A estratégia da DBN é clara: oferecer produtos competitivos, principalmente no controle de insetos e resistência a herbicidas.
A empresa já iniciou parcerias, como com a argentina GDM, e negocia outras colaborações.
Inovação com uso de inteligência artificial
As inovações também envolvem o uso de inteligência artificial. A DBN está desenvolvendo proteínas modificadas para tornar as plantas mais resistentes a insetos.
O trabalho inclui estudos contra o percevejo e o bicudo, que também afetam o algodão. Outro foco da empresa é desenvolver variedades com maior resistência a fungos, como a ferrugem asiática.
O plano da DBN é construir um laboratório de pesquisa e desenvolvimento no Brasil. Com isso, a empresa pretende ampliar sua atuação em toda a América do Sul.
Outras companhias da China também já atuam por aqui. É o caso da LongPing, uma das maiores produtoras de sementes da China. Ela desenvolve variedades adaptadas ao solo e ao clima brasileiros.
Transgênicos ganham espaço dentro da China
As mudanças promovidas pela China afetam inclusive seu mercado interno. Até pouco tempo, o país não autorizava o plantio de transgênicos. Agora, essa liberação ocorre em algumas regiões, com uma condição: as sementes precisam ser desenvolvidas por empresas chinesas.
O chefe-geral da Embrapa Soja, Alexandre Nepomuceno, alerta para o avanço de países como China e Estados Unidos.
Segundo ele, essas nações estão desenvolvendo variedades com alto teor de ácido oleico.
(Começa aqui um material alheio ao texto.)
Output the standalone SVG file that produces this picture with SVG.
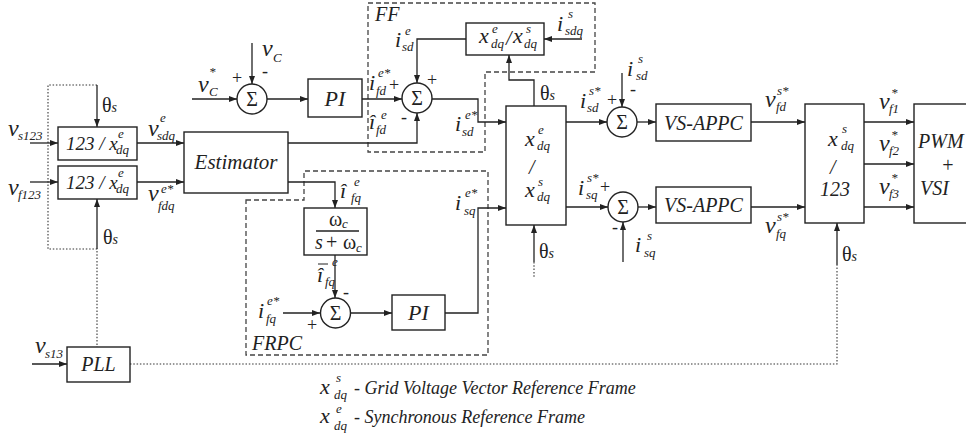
<svg xmlns="http://www.w3.org/2000/svg" width="966" height="435" viewBox="0 0 966 435">
<defs>
<marker id="ar" markerUnits="userSpaceOnUse" markerWidth="8" markerHeight="6" refX="8" refY="3" orient="auto">
<path d="M0,0 L8,3 L0,6 z" fill="#222"/>
</marker>
<style>
text{font-family:"Liberation Serif","Times New Roman",Tinos,Times,"DejaVu Serif",serif;fill:#222}
.v{font-style:italic;font-size:24px}
.m{font-style:italic;font-size:22px}
.s{font-style:italic;font-size:13px}
.t{font-style:italic;font-size:20px}
.g{font-size:20px}
.pm{font-size:18px}
.lg{font-style:italic;font-size:18px}
.box{fill:#fff;stroke:#222;stroke-width:1.4}
.ln{fill:none;stroke:#222;stroke-width:1.3}
.ar{fill:none;stroke:#222;stroke-width:1.3;marker-end:url(#ar)}
.dash{fill:none;stroke:#444;stroke-width:1.3;stroke-dasharray:5,3}
.dot{fill:none;stroke:#333;stroke-width:1.1;stroke-dasharray:1.5,1.8}
</style>
</defs>
<rect width="966" height="435" fill="#fff"/>

<g id="regions">
<path class="dash" d="M368,3 H595 V72 H485 V152 H368 Z"/>
<text class="t" x="375" y="21">FF</text>
<path class="dash" d="M246,200 H304 V171 H488 V355 H246 Z"/>
<text class="t" x="252" y="350">FRPC</text>
</g>

<g id="connectors">
<path class="dot" d="M97,85 H48 V249 H97 V347"/>
<path class="dot" d="M130,364 H837 V265"/>
<path class="dot" d="M534,262 V278"/>
<path class="ar" d="M30,143 H58"/>
<path class="ar" d="M30,182 H58"/>
<path class="ar" d="M97,85 V127"/>
<path class="ar" d="M97,249 V199"/>
<path class="ar" d="M137,143 H184"/>
<path class="ar" d="M137,182 H184"/>
<path class="ar" d="M288,143 H417 V113"/>
<path class="ar" d="M288,182 H335 V208"/>
<path class="ar" d="M192,99 H237"/>
<path class="ar" d="M252,43 V84"/>
<path class="ar" d="M267,99 H308"/>
<path class="ar" d="M362,99 H402"/>
<path class="ar" d="M466,39 H417 V83"/>
<path class="ar" d="M582,39 H544"/>
<path class="ar" d="M432,99 H478 V122 H506"/>
<path class="ar" d="M534,106 V80 H509 V55"/>
<path class="ar" d="M335,255 V298"/>
<path class="ar" d="M283,313 H320"/>
<path class="ar" d="M351,313 H392"/>
<path class="ar" d="M445,313 H478 V208 H506"/>
<path class="ar" d="M566,122 H607"/>
<path class="ar" d="M566,207 H608"/>
<path class="ar" d="M622,73 V107"/>
<path class="ar" d="M623,262 V222"/>
<path class="ar" d="M637,122 H656"/>
<path class="ar" d="M638,207 H656"/>
<path class="ar" d="M751,122 H805"/>
<path class="ar" d="M751,207 H805"/>
<path class="ar" d="M864,122 H914"/>
<path class="ar" d="M864,164 H914"/>
<path class="ar" d="M864,207 H914"/>
<path class="ar" d="M837,265 V223"/>
<path class="ar" d="M534,262 V225"/>
<path class="ar" d="M32,364 H67"/>
</g>

<g id="abc2dq-s">
<rect class="box" x="58" y="127" width="79" height="33"/>
<text class="t" x="66" y="150" style="font-size:19px">123 / x</text>
<text class="s" x="118" y="138">e</text>
<text class="s" x="116" y="154">dq</text>
</g>
<g id="abc2dq-f">
<rect class="box" x="58" y="166" width="79" height="33"/>
<text class="t" x="66" y="189" style="font-size:19px">123 / x</text>
<text class="s" x="118" y="177">e</text>
<text class="s" x="116" y="193">dq</text>
</g>
<g id="estimator">
<rect class="box" x="184" y="132" width="104" height="61"/>
<text class="t" x="236" y="169" text-anchor="middle" style="font-size:21px">Estimator</text>
</g>
<g id="sum-vc">
<circle class="box" cx="252" cy="99" r="15"/>
<text class="g" x="252" y="106" text-anchor="middle">Σ</text>
</g>
<g id="pi-v">
<rect class="box" x="308" y="79" width="54" height="38"/>
<text class="t" x="335" y="106" text-anchor="middle" style="font-size:22px">PI</text>
</g>
<g id="sum-ff">
<circle class="box" cx="417" cy="98" r="15"/>
<text class="g" x="417" y="105" text-anchor="middle">Σ</text>
</g>
<g id="ff-transform">
<rect class="box" x="466" y="23" width="78" height="32"/>
<text class="m" x="479" y="43">x</text>
<text class="s" x="492" y="33">e</text>
<text class="s" x="491" y="48">dq</text>
<text class="t" x="506" y="45">/</text>
<text class="m" x="513" y="43">x</text>
<text class="s" x="526" y="33">s</text>
<text class="s" x="524" y="48">dq</text>
</g>
<g id="transform-e2s">
<rect class="box" x="506" y="106" width="60" height="119"/>
<text class="m" x="525" y="146">x</text>
<text class="s" x="538" y="134">e</text>
<text class="s" x="537" y="150">dq</text>
<text class="t" x="529" y="174">/</text>
<text class="m" x="525" y="197">x</text>
<text class="s" x="538" y="186">s</text>
<text class="s" x="537" y="201">dq</text>
</g>
<g id="lpf">
<rect class="box" x="304" y="208" width="63" height="47"/>
<text class="g" x="329" y="226">ω</text>
<text class="s" x="342" y="228">c</text>
<line class="ln" x1="316" y1="231" x2="359" y2="231"/>
<text class="t" x="315" y="249">s</text>
<text class="g" x="326" y="249">+</text>
<text class="g" x="343" y="249">ω</text>
<text class="s" x="356" y="252">c</text>
</g>
<g id="sum-frpc">
<circle class="box" cx="335.5" cy="313" r="15"/>
<text class="g" x="335.5" y="320" text-anchor="middle">Σ</text>
</g>
<g id="pi-q">
<rect class="box" x="392" y="295" width="53" height="35"/>
<text class="t" x="418.5" y="320" text-anchor="middle" style="font-size:22px">PI</text>
</g>
<g id="sum-d">
<circle class="box" cx="622" cy="122" r="15"/>
<text class="g" x="622" y="129" text-anchor="middle">Σ</text>
</g>
<g id="sum-q">
<circle class="box" cx="623" cy="207" r="15"/>
<text class="g" x="623" y="214" text-anchor="middle">Σ</text>
</g>
<g id="vsappc-d">
<rect class="box" x="656" y="104" width="95" height="37"/>
<text class="t" x="703.5" y="130" text-anchor="middle">VS-APPC</text>
</g>
<g id="vsappc-q">
<rect class="box" x="656" y="187" width="95" height="36"/>
<text class="t" x="703.5" y="212" text-anchor="middle">VS-APPC</text>
</g>
<g id="transform-s2abc">
<rect class="box" x="805" y="104" width="59" height="119"/>
<text class="m" x="828" y="146">x</text>
<text class="s" x="842" y="133">s</text>
<text class="s" x="841" y="150">dq</text>
<text class="t" x="830" y="174">/</text>
<text class="t" x="820" y="196">123</text>
</g>
<g id="pwm-vsi">
<rect class="box" x="914" y="104" width="60" height="119"/>
<text class="t" x="918" y="148">PWM</text>
<text class="t" x="941" y="172">+</text>
<text class="t" x="920" y="195">VSI</text>
</g>
<g id="pll">
<rect class="box" x="67" y="347" width="63" height="35"/>
<text class="t" x="98.5" y="371" text-anchor="middle">PLL</text>
</g>

<g id="labels">
<text class="v" x="8" y="136">v</text><text class="s" x="18" y="140">s123</text>
<text class="v" x="8" y="195">v</text><text class="s" x="18" y="199">f123</text>
<text class="g" x="102" y="112">θ<tspan class="s" style="font-size:14px">s</tspan></text>
<text class="g" x="103" y="244">θ<tspan class="s" style="font-size:14px">s</tspan></text>
<text class="v" x="148" y="136">v</text><text class="s" x="160" y="122">e</text><text class="s" x="157" y="140">sdq</text>
<text class="v" x="148" y="201">v</text><text class="s" x="161" y="193">e*</text><text class="s" x="158" y="210">fdq</text>
<text class="v" x="198" y="92">v</text><text class="s" x="209" y="76">*</text><text class="s" x="209" y="96">C</text>
<text class="v" x="262" y="56">v</text><text class="s" x="273" y="62">C</text>
<text class="pm" x="232" y="84">+</text>
<text class="pm" x="262" y="77">-</text>
<text class="m" x="369" y="90">i</text><text class="s" x="378" y="77">e*</text><text class="s" x="376" y="95">fd</text>
<text class="pm" x="389" y="91">+</text>
<text class="m" x="369" y="129">î</text><text class="s" x="381" y="119">e</text><text class="s" x="376" y="134">fd</text>
<text class="pm" x="401" y="123">-</text>
<text class="pm" x="427" y="86">+</text>
<text class="m" x="395" y="47">i</text><text class="s" x="405" y="35">e</text><text class="s" x="402" y="51">sd</text>
<text class="m" x="455" y="131">i</text><text class="s" x="465" y="119">e*</text><text class="s" x="462" y="136">sd</text>
<text class="m" x="557" y="31">i</text><text class="s" x="568" y="18">s</text><text class="s" x="565" y="35">sdq</text>
<text class="g" x="540" y="100">θ<tspan class="s" style="font-size:14px">s</tspan></text>
<text class="m" x="580" y="108">i</text><text class="s" x="589" y="95">s*</text><text class="s" x="587" y="112">sd</text>
<text class="pm" x="607" y="106">+</text>
<text class="m" x="627" y="76">i</text><text class="s" x="638" y="63">s</text><text class="s" x="636" y="80">sd</text>
<text class="pm" x="630" y="95">-</text>
<text class="m" x="578" y="195">i</text><text class="s" x="587" y="182">s*</text><text class="s" x="586" y="199">sq</text>
<text class="pm" x="600" y="193">+</text>
<text class="pm" x="612" y="233">-</text>
<text class="m" x="635" y="252">i</text><text class="s" x="647" y="240">s</text><text class="s" x="644" y="257">sq</text>
<text class="g" x="539" y="258">θ<tspan class="s" style="font-size:14px">s</tspan></text>
<text class="m" x="340" y="198">î</text><text class="s" x="354" y="186">e</text><text class="s" x="351" y="202">fq</text>
<text class="m" x="317" y="282">î</text><line class="ln" x1="318" y1="264" x2="328" y2="264" style="stroke-width:1"/><text class="s" x="332" y="266">e</text><text class="s" x="325" y="286">fq</text>
<text class="pm" x="343" y="298">-</text>
<text class="pm" x="307" y="331">+</text>
<text class="m" x="258" y="318">i</text><text class="s" x="267" y="305">e*</text><text class="s" x="266" y="323">fq</text>
<text class="m" x="455" y="210">i</text><text class="s" x="465" y="197">e*</text><text class="s" x="464" y="215">sq</text>
<text class="v" x="765" y="107">v</text><text class="s" x="777" y="95">s*</text><text class="s" x="776" y="111">fd</text>
<text class="v" x="765" y="233">v</text><text class="s" x="777" y="221">s*</text><text class="s" x="776" y="238">fq</text>
<text class="v" x="879" y="109">v</text><text class="s" x="891" y="97">*</text><text class="s" x="889" y="113">f1</text>
<text class="v" x="879" y="151">v</text><text class="s" x="891" y="139">*</text><text class="s" x="889" y="155">f2</text>
<text class="v" x="879" y="194">v</text><text class="s" x="891" y="182">*</text><text class="s" x="889" y="198">f3</text>
<text class="g" x="842" y="261">θ<tspan class="s" style="font-size:14px">s</tspan></text>
<text class="v" x="35" y="353">v</text><text class="s" x="45" y="358">s13</text>
</g>

<g id="legend">
<text class="m" x="320" y="394">x</text><text class="s" x="336" y="382">s</text><text class="s" x="334" y="399">dq</text>
<text class="lg" x="354" y="394">- Grid Voltage Vector Reference Frame</text>
<text class="m" x="320" y="423">x</text><text class="s" x="336" y="413">e</text><text class="s" x="334" y="430">dq</text>
<text class="lg" x="354" y="423">- Synchronous Reference Frame</text>
</g>
</svg>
O óleo resultante emite 70% menos óxido nitroso, gás 300 vezes mais poluente que o CO2. Isso o torna mais sustentável. O Brasil, segundo Nepomuceno, está perdendo essa corrida.
Ele destaca que esse óleo se aproxima do azeite de oliva em composição. Porém, o sabor e o cheiro ainda diferenciam os produtos.
Olho na África e novos mercados
Enquanto isso, a China já avalia a possibilidade de expandir sua produção de soja para a África. Weicai Yang afirma que esse é um plano futuro, mas algumas empresas chinesas de menor porte já operam no continente.
No momento, o foco principal está na melhoria da proteína, da qualidade do óleo e na adaptação das plantas ao clima das regiões próximas à China.
Participação inédita em congresso no Brasil
Um exemplo claro do interesse chinês no mercado brasileiro foi a participação no Congresso da Soja da Embrapa. Pela primeira vez, pesquisadores e empresários da China estiveram no evento, realizado em Campinas (SP), entre os dias 21 e 24.
Três comitivas participaram do congresso, demonstrando o avanço da aproximação entre os dois países no setor agrícola. A presença chinesa reforça que a disputa por espaço na biotecnologia da soja brasileira está apenas começando.